Finland’s interior minister, Petteri Orpo, has called for EU countries to be forced to accept quotas of asylum seekers during crisis situations, on the eve of a summit to discuss reform of the EU’s migration policy.
EU interior ministers will convene in Luxemburg on Thursday to try to reach agreement on how the union should deal with new arrivals, after the mass migration of last autumn is widely seen as having rendered the current system, based on the so-called “Dublin regulation”, unworkable.
Under the Dublin rules, a refugee’s first EU country of arrival becomes the one to deal with any potential asylum claim. The idea behind the system was to speed-up decision making and avoid asylum seekers becoming stuck in a bureaucratic battle between two member states.
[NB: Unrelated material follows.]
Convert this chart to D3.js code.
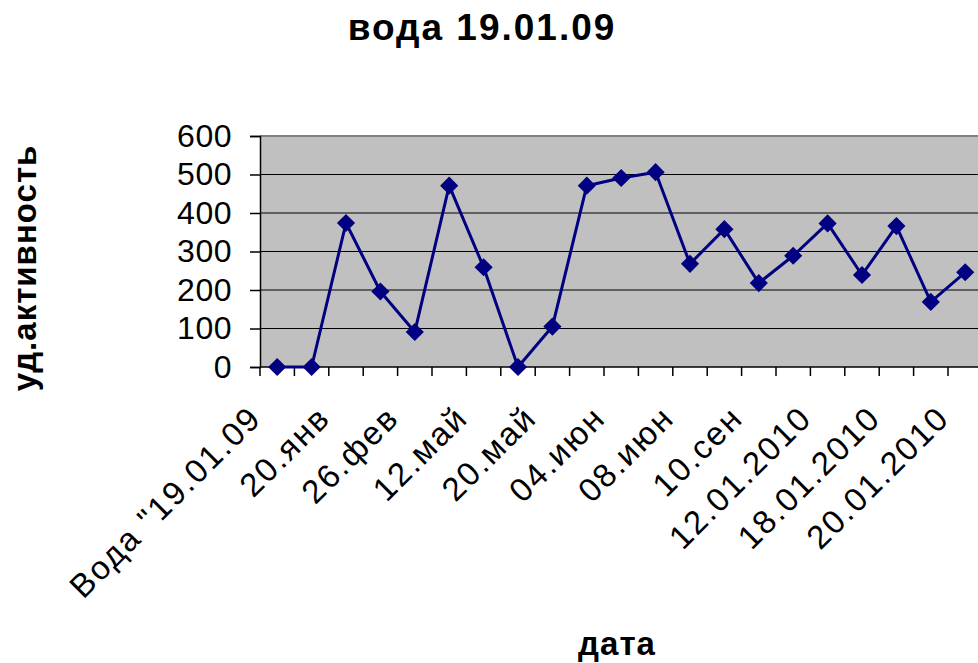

However, the protocol became widely ignored during the recent migration crisis, in part due to the sheer numbers of people arriving in individual EU border countries such as Greece.
Two new models
At Thursday’s meeting, interior ministers will discuss two new models for how the EU deals with migrants in future. Under the first proposal, an emergency mechanism of quotas, whereby asylum seekers are distributed to member states across the EU, would kick in during times of mass migration. Under the second option, the Dublin arrangement would be scrapped altogether and replaced with permanent quotas, forcing member countries to take in a share of asylum seekers arriving within the EU.
In a statement on Wednesday, interior minister Petteri Orpo said that Finland is firmly in favour of a temporary quota system.
”Finland’s position is in support of a system of interior relocations that could be implemented in times of crisis, when the number of people arriving puts a member state’s adherence to the Dublin regulation at risk and causes serious disruption to the whole EU. All member states would participate in the interior relocations,” the statement said.
The idea of forced quotas has so far been strongly opposed by a number of EU states, including the UK.
At the meeting the ministers will also try to reach agreement on ways to standardise the asylum process and asylum decisions across the EU’s 28 member states. The EU’s deal to return migrants to Turkey in exchange for accepting Syrian refugees from Turkish camps is also on the agenda.